_Task description_: It is required that the lines from the top of the listing through the line with "const categories = categoryLines.map((l)" be reproduced exactly, excluding pictures.

_Dataset extract_:
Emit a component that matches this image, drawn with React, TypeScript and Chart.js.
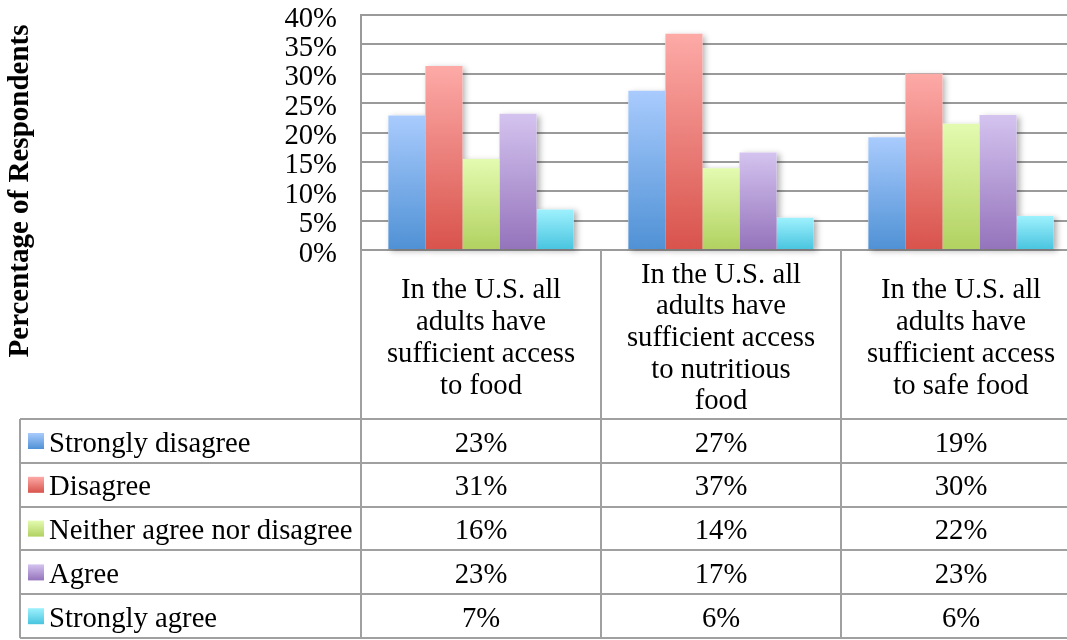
import React, { useEffect, useRef } from 'react';
import { Chart, registerables } from 'chart.js';

Chart.register(...registerables);

// ---------- data ----------
const categoryLines: string[][] = [
  ['In the U.S. all', 'adults have', 'sufficient access', 'to food'],
  ['In the U.S. all', 'adults have', 'sufficient access', 'to nutritious', 'food'],
  ['In the U.S. all', 'adults have', 'sufficient access', 'to safe food'],
];
const categories = categoryLines.map((l) => l.join(' '));

const seriesNames = [
  'Strongly disagree',
  'Disagree',
  'Neither agree nor disagree',
  'Agree',
  'Strongly agree',
];
const stronglyDisagree = [22.9, 27.1, 19.2];
const disagree = [31.3, 36.8, 30.0];
const neither = [15.5, 13.9, 21.5];
const agree = [23.2, 16.6, 23.0];
const stronglyAgree = [6.9, 5.5, 5.8];
const seriesValues = [stronglyDisagree, disagree, neither, agree, stronglyAgree];

const topColors = ['#a9cbfd', '#fdaaa7', '#e3fbb0', '#d4c3ef', '#9ef1fd'];
const bottomColors = ['#4f91d5', '#d8534c', '#b1d160', '#9473bb', '#48c4df'];

const yTitle = 'Percentage of Respondents';
const yMin = 0;
const yMax = 40;
const yStep = 5;

const FONT = "'Liberation Serif', 'Times New Roman', serif";
const FS = 28.7;
const LINE = '#a0a0a0';

const decor = {
  id: 'decor',
  beforeDatasetsDraw(chart: any) {
    const ctx = chart.ctx;
    ctx.save();
    ctx.shadowColor = 'rgba(0,0,0,0.3)';
    ctx.shadowBlur = 6;
    ctx.shadowOffsetX = 3;
    ctx.shadowOffsetY = 2;
    ctx.fillStyle = '#ffffff';
    chart.data.datasets.forEach((_: any, i: number) => {
      chart.getDatasetMeta(i).data.forEach((bar: any) => {
        const p = bar.getProps(['x', 'y', 'base', 'width'], true);
        ctx.fillRect(p.x - p.width / 2, p.y, p.width, p.base - p.y);
      });
    });
    ctx.restore();
  },
  afterDraw(chart: any) {
    const ctx = chart.ctx;
    const area = chart.chartArea;
    const xs = chart.scales.x;
    const n = categories.length;
    const catW = (area.right - area.left) / n;
    const tableTop = area.bottom + 169;
    const rowH = 43.8;
    const rows = seriesNames.length;
    const tableBottom = tableTop + rows * rowH;
    const tableLeft = 20;

    ctx.save();
    ctx.strokeStyle = LINE;
    ctx.lineWidth = 2;
    for (let r = 0; r <= rows; r++) {
      const y = Math.round(tableTop + r * rowH);
      ctx.beginPath();
      ctx.moveTo(tableLeft, y);
      ctx.lineTo(area.right, y);
      ctx.stroke();
    }
    ctx.beginPath();
    ctx.moveTo(tableLeft, tableTop);
    ctx.lineTo(tableLeft, tableBottom);
    ctx.stroke();
    for (let i = 0; i <= n; i++) {
      const x = Math.round(area.left + i * catW);
      ctx.beginPath();
      ctx.moveTo(x, area.bottom);
      ctx.lineTo(x, tableBottom);
      ctx.stroke();
    }

    ctx.fillStyle = '#000';
    ctx.font = `${FS}px ${FONT}`;
    ctx.textBaseline = 'alphabetic';
    const lh = 31.7;
    const labelMid = area.bottom + 96;
    categoryLines.forEach((lines, i) => {
      const cx = xs.getPixelForValue(i);
      const first = labelMid - ((lines.length - 1) / 2) * lh;
      ctx.textAlign = 'center';
      lines.forEach((t, k) => ctx.fillText(t, cx, first + k * lh));
    });

    seriesNames.forEach((name, r) => {
      const top = tableTop + r * rowH;
      const g = ctx.createLinearGradient(0, top + 14, 0, top + 30);
      g.addColorStop(0, topColors[r]);
      g.addColorStop(1, bottomColors[r]);
      ctx.fillStyle = g;
      ctx.fillRect(28, top + 14, 16, 16);
      ctx.fillStyle = '#000';
      ctx.textAlign = 'left';
      ctx.fillText(name, 49, top + 32.5);
      ctx.textAlign = 'center';
      seriesValues[r].forEach((v, i) => {
        ctx.fillText(`${Math.round(v)}%`, xs.getPixelForValue(i), top + 32.5);
      });
    });

    ctx.save();
    ctx.translate(28, 191);
    ctx.rotate(-Math.PI / 2);
    ctx.font = `bold 29px ${FONT}`;
    ctx.textAlign = 'center';
    ctx.textBaseline = 'alphabetic';
    ctx.fillText(yTitle, 0, 0);
    ctx.restore();

    ctx.restore();
  },
};

export default function App() {
  const ref = useRef<HTMLCanvasElement>(null);

  useEffect(() => {
    if (!ref.current) return;
    const chart = new Chart(ref.current, {
      type: 'bar',
      data: {
        labels: categories,
        datasets: seriesNames.map((name, s) => ({
          label: name,
          data: seriesValues[s],
          borderWidth: 0,
          barPercentage: 1,
          categoryPercentage: 0.772,
          backgroundColor: (c: any) => {
            const chart = c.chart;
            const y = chart.scales?.y;
            if (!y || c.type !== 'data' || c.raw == null) return bottomColors[s];
            const top = y.getPixelForValue(c.raw);
            const base = y.getPixelForValue(0);
            if (!isFinite(top) || !isFinite(base) || top === base) return bottomColors[s];
            const g = chart.ctx.createLinearGradient(0, top, 0, base);
            g.addColorStop(0, topColors[s]);
            g.addColorStop(1, bottomColors[s]);
            return g;
          },
        })),
      },
      options: {
        responsive: false,
        maintainAspectRatio: false,
        devicePixelRatio: 1,
        animation: false,
        layout: { padding: { left: 0, top: 15, right: 1, bottom: 390 } },
        plugins: {
          legend: { display: false },
          tooltip: { enabled: false },
        },
        scales: {
          x: { display: false },
          y: {
            min: yMin,
            max: yMax,
            ticks: {
              stepSize: yStep,
              autoSkip: false,
              color: '#000',
              font: { family: FONT, size: FS },
              padding: 24,
              labelOffset: 4,
              callback: (v: any) => `${v}%`,
            },
            grid: { color: '#9a9a9a', lineWidth: 2, drawTicks: false },
            border: { display: true, color: '#9a9a9a', width: 2 },
            afterFit: (scale: any) => {
              scale.width = 361;
              scale.paddingTop = 0;
              scale.paddingBottom = 0;
            },
          },
        },
      },
      plugins: [decor],
    });
    return () => chart.destroy();
  }, []);

  return (
    <div
      style={{
        position: 'fixed',
        left: 0,
        top: 0,
        width: 1067,
        height: 640,
        overflow: 'hidden',
        background: '#fff',
      }}
    >
      <canvas ref={ref} width={1082} height={640} style={{ display: 'block' }} />
    </div>
  );
}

_Solution_:
Emit a component that matches this image, drawn with React, TypeScript and Chart.js.
import React, { useEffect, useRef } from 'react';
import { Chart, registerables } from 'chart.js';

Chart.register(...registerables);

// ---------- data ----------
const categoryLines: string[][] = [
  ['In the U.S. all', 'adults have', 'sufficient access', 'to food'],
  ['In the U.S. all', 'adults have', 'sufficient access', 'to nutritious', 'food'],
  ['In the U.S. all', 'adults have', 'sufficient access', 'to safe food'],
];
const categories = categoryLines.map((l) => l.join(' '));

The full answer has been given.